America’s revival will take years: Fed Reserve

By Arun Kumar, IANS
Wednesday, November 24, 2010

WASHINGTON - America’s central bank has slashed its outlook for the US economy projecting that jobless rate could exceed 8 percent for two more years and it could take several years for the economy to return to health.

According to minutes from the Federal Reserve’s Nov 3 meeting released Tuesday, more than half of the central bank’s policymakers thought it would take about five or six years for unemployment, growth and inflation to return to more normal levels.

Other Fed members warned the full recovery could take even longer than that.

The much weaker forecast is the major reason that policymakers decided earlier this month to announce a plan to try and jumpstart growth by pumping an additional $600 billion into the economy through the purchase of long-term bonds, according to CNNMoney..

That plan, known as quantitative easing, has been criticised by several economists, politicians and foreign central bank officials.

The Fed now expects the economy to grow between 2.4 percent to 2.5 percent this year, compared to an earlier forecast of growth between 3.0 percent and 3.5 percent.

The Commerce Department reported Tuesday that the economy grew at a 2.5 percent rate in the third quarter, up from 1.7 percent in the second quarter but well below the increase of 3.7 percent in the first three months of the year.

The Fed also trimmed its 2011 forecast to growth of between 3 percent and 3.6 percent. Its earlier estimate was for growth of 3.5 percent to 4.2 percent.

The central bank also said the unemployment rate is now expected to average out between 9.5 percent and 9.7 percent this year. The jobless rate was 9.6 percent in October.

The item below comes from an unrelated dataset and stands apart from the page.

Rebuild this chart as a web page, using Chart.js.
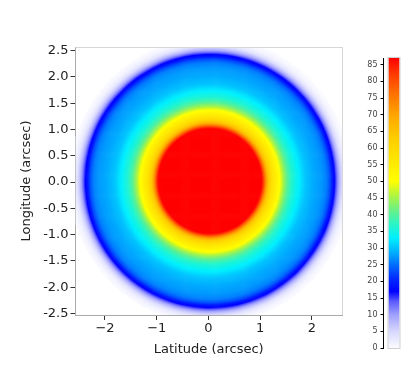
<!DOCTYPE html>
<html><head><meta charset="utf-8">
<script src="https://cdn.jsdelivr.net/npm/chart.js@4/dist/chart.umd.min.js"></script>
<style>
html,body{margin:0;padding:0;background:#fff;}
#wrap{position:relative;width:420px;height:369px;overflow:hidden;}
#main{position:absolute;left:0;top:0;}
#cbar{position:absolute;left:340px;top:0;}
</style></head><body>
<div id="wrap"><canvas id="main" width="420" height="369"></canvas><canvas id="cbar" width="80" height="369"></canvas></div>
<script>
// ---- data ----
const xTicks = [-2, -1, 0, 1, 2];
const xTickLabels = ['\u22122', '\u22121', '0', '1', '2'];
const yTicks = [2.5, 2.0, 1.5, 1.0, 0.5, 0.0, -0.5, -1.0, -1.5, -2.0, -2.5];
const yTickLabels = ['2.5', '2.0', '1.5', '1.0', '0.5', '0.0', '-0.5', '-1.0', '-1.5', '-2.0', '-2.5'];
const colorTicks = [0, 5, 10, 15, 20, 25, 30, 35, 40, 45, 50, 55, 60, 65, 70, 75, 80, 85];
const colorMax = 87;
// radial intensity profile (radius in arcsec -> level)
const profileRadius = [0, 0.9, 1.0, 1.04, 1.08, 1.13, 1.2, 1.28, 1.35, 1.42, 1.5, 1.6, 1.72, 1.85, 2.0, 2.15, 2.25, 2.32, 2.37, 2.41, 2.45, 2.49, 2.53, 2.58, 2.65, 2.75];
const profileLevel  = [100, 95, 87, 80, 72, 64, 58, 54, 50, 45, 40, 36, 33, 30, 28.5, 27.5, 26, 23, 19, 17, 13, 9, 6, 3, 1, 0];
const centre = [0.03, 0.03];
// colour scale stops: level -> rgb
const cmapLevel = [0, 5, 10, 14, 17, 21, 25, 29, 33, 37, 41, 46, 50, 56, 63, 70, 76, 82, 87];
const cmapRGB = [[252,252,255],[215,215,255],[160,160,255],[90,90,255],[0,0,255],[0,45,255],[0,110,255],[0,180,255],[0,240,255],[40,245,200],[100,240,140],[180,245,60],[255,255,0],[255,232,0],[255,205,0],[255,165,0],[255,115,0],[255,60,0],[255,0,0]];

const FONT = 'DejaVu Sans, Verdana, sans-serif';

function lerpTable(xs, ys, v) {
  if (v <= xs[0]) return ys[0];
  for (let i = 1; i < xs.length; i++) {
    if (v <= xs[i]) { const t = (v - xs[i-1]) / (xs[i] - xs[i-1]); return ys[i-1] + t * (ys[i] - ys[i-1]); }
  }
  return ys[ys.length - 1];
}
function colorFor(v) {
  v = Math.max(0, Math.min(colorMax, v));
  let i = 1; while (i < cmapLevel.length - 1 && v > cmapLevel[i]) i++;
  const a = cmapLevel[i-1], b = cmapLevel[i], t = Math.max(0, Math.min(1, (v - a) / (b - a)));
  const c0 = cmapRGB[i-1], c1 = cmapRGB[i];
  return 'rgb(' + Math.round(c0[0] + t*(c1[0]-c0[0])) + ',' + Math.round(c0[1] + t*(c1[1]-c0[1])) + ',' + Math.round(c0[2] + t*(c1[2]-c0[2])) + ')';
}
function levelAt(x, y) {
  const r = Math.hypot(x - centre[0], y - centre[1]);
  return lerpTable(profileRadius, profileLevel, r);
}

const heatPlugin = {
  id: 'heat',
  beforeDatasetsDraw(chart) {
    const {ctx, chartArea: ca, scales: {x, y}} = chart;
    ctx.save();
    ctx.beginPath(); ctx.rect(ca.left, ca.top, ca.right - ca.left, ca.bottom - ca.top); ctx.clip();
    const step = 0.02;
    for (let gx = x.min; gx < x.max; gx += step) {
      const px0 = x.getPixelForValue(gx), px1 = x.getPixelForValue(gx + step);
      for (let gy = y.min; gy < y.max; gy += step) {
        const v = levelAt(gx + step / 2, gy + step / 2);
        if (v < 0.3) continue;
        const py0 = y.getPixelForValue(gy), py1 = y.getPixelForValue(gy + step);
        ctx.fillStyle = colorFor(v);
        ctx.fillRect(px0, py1, px1 - px0 + 0.6, py0 - py1 + 0.6);
      }
    }
    ctx.restore();
  },
  afterDraw(chart) {
    const {ctx, chartArea: ca} = chart;
    ctx.save();
    ctx.strokeStyle = '#d6d6d6'; ctx.lineWidth = 1;
    ctx.beginPath();
    ctx.moveTo(ca.left, ca.top + 0.5); ctx.lineTo(ca.right + 0.5, ca.top + 0.5); ctx.lineTo(ca.right + 0.5, ca.bottom);
    ctx.stroke();
    ctx.restore();
  }
};

new Chart(document.getElementById('main'), {
  type: 'scatter',
  data: { datasets: [] },
  options: {
    responsive: false, animation: false, devicePixelRatio: 1,
    layout: { padding: { left: 0, top: 47, right: 78, bottom: 0 } },
    plugins: { legend: { display: false }, tooltip: { enabled: false } },
    scales: {
      x: {
        type: 'linear', min: -2.57, max: 2.58,
        afterBuildTicks: s => { s.ticks = xTicks.map(v => ({ value: v })); },
        afterFit: s => { s.height = 54; },
        ticks: { callback: v => xTickLabels[xTicks.indexOf(v)], font: { family: FONT, size: 13 }, color: '#222', padding: 1, maxRotation: 0, autoSkip: false },
        grid: { drawOnChartArea: false, drawTicks: true, tickLength: 5, tickColor: '#333', color: '#333' },
        border: { display: true, color: '#aaaaaa', width: 1 },
        title: { display: true, text: 'Latitude (arcsec)', font: { family: FONT, size: 13 }, color: '#222', padding: { top: 0, bottom: 12 } }
      },
      y: {
        type: 'linear', min: -2.53, max: 2.57,
        afterBuildTicks: s => { s.ticks = yTicks.map(v => ({ value: v })); },
        afterFit: s => { s.width = 75.5; },
        ticks: { callback: v => yTickLabels[yTicks.indexOf(v)], font: { family: FONT, size: 13 }, color: '#222', padding: 2, autoSkip: false },
        grid: { drawOnChartArea: false, drawTicks: true, tickLength: 5, tickColor: '#333', color: '#333' },
        border: { display: true, color: '#aaaaaa', width: 1 },
        title: { display: true, text: 'Longitude (arcsec)', font: { family: FONT, size: 13 }, color: '#222', padding: { top: 19, bottom: 0 } }
      }
    }
  },
  plugins: [heatPlugin]
});

const barPlugin = {
  id: 'cbar',
  beforeDatasetsDraw(chart) {
    const {ctx, chartArea: ca, scales: {y}} = chart;
    const x0 = ca.left + 5, x1 = ca.left + 16;
    const yTop = y.getPixelForValue(colorMax), yBot = y.getPixelForValue(0);
    const g = ctx.createLinearGradient(0, yBot, 0, yTop);
    for (let i = 0; i < cmapLevel.length; i++) {
      const c = cmapRGB[i];
      g.addColorStop(cmapLevel[i] / colorMax, 'rgb(' + c.join(',') + ')');
    }
    ctx.save();
    ctx.fillStyle = g;
    ctx.fillRect(x0, yTop, x1 - x0, yBot - yTop);
    ctx.strokeStyle = '#cfcfcf'; ctx.lineWidth = 1;
    ctx.strokeRect(x0 - 0.5, yTop - 0.5, x1 - x0 + 1, yBot - yTop + 1);
    ctx.restore();
  }
};

new Chart(document.getElementById('cbar'), {
  type: 'scatter',
  data: { datasets: [] },
  options: {
    responsive: false, animation: false, devicePixelRatio: 1,
    layout: { padding: { left: 0, top: 58, right: 16, bottom: 21 } },
    plugins: { legend: { display: false }, tooltip: { enabled: false } },
    scales: {
      x: { type: 'linear', display: false, min: 0, max: 1 },
      y: {
        type: 'linear', min: 0, max: colorMax,
        afterBuildTicks: s => { s.ticks = colorTicks.map(v => ({ value: v })); },
        afterFit: s => { s.width = 43.5; },
        ticks: { font: { family: FONT, size: 8 }, color: '#444', padding: 3, autoSkip: false },
        grid: { drawOnChartArea: false, drawTicks: true, tickLength: 3, tickColor: '#000', color: '#000' },
        border: { display: true, color: '#000', width: 1 }
      }
    }
  },
  plugins: [barPlugin]
});
</script>
</body></html>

The Fed now forecasts unemployment will only fall to between 8.9 and 9.1 percent in 2011 and drop to between 6.9 and 7.4 percent by 2013. The unemployment rate was 4.6 percent in 2007, the last year before the recession.

The central bank also maintained that inflation should not be a problem for the foreseeable future. Prices for consumer goods are expected to rise a little faster than in the Fed’s previous estimate, but still well less than 2 percent through at least 2012.

The Fed has stated that price increases are now judged to be too low to maintain its goal of price stability. But some policymakers at the Fed have expressed concern that the steps the central bank is taking to stimulate growth could lead to higher inflation down the road.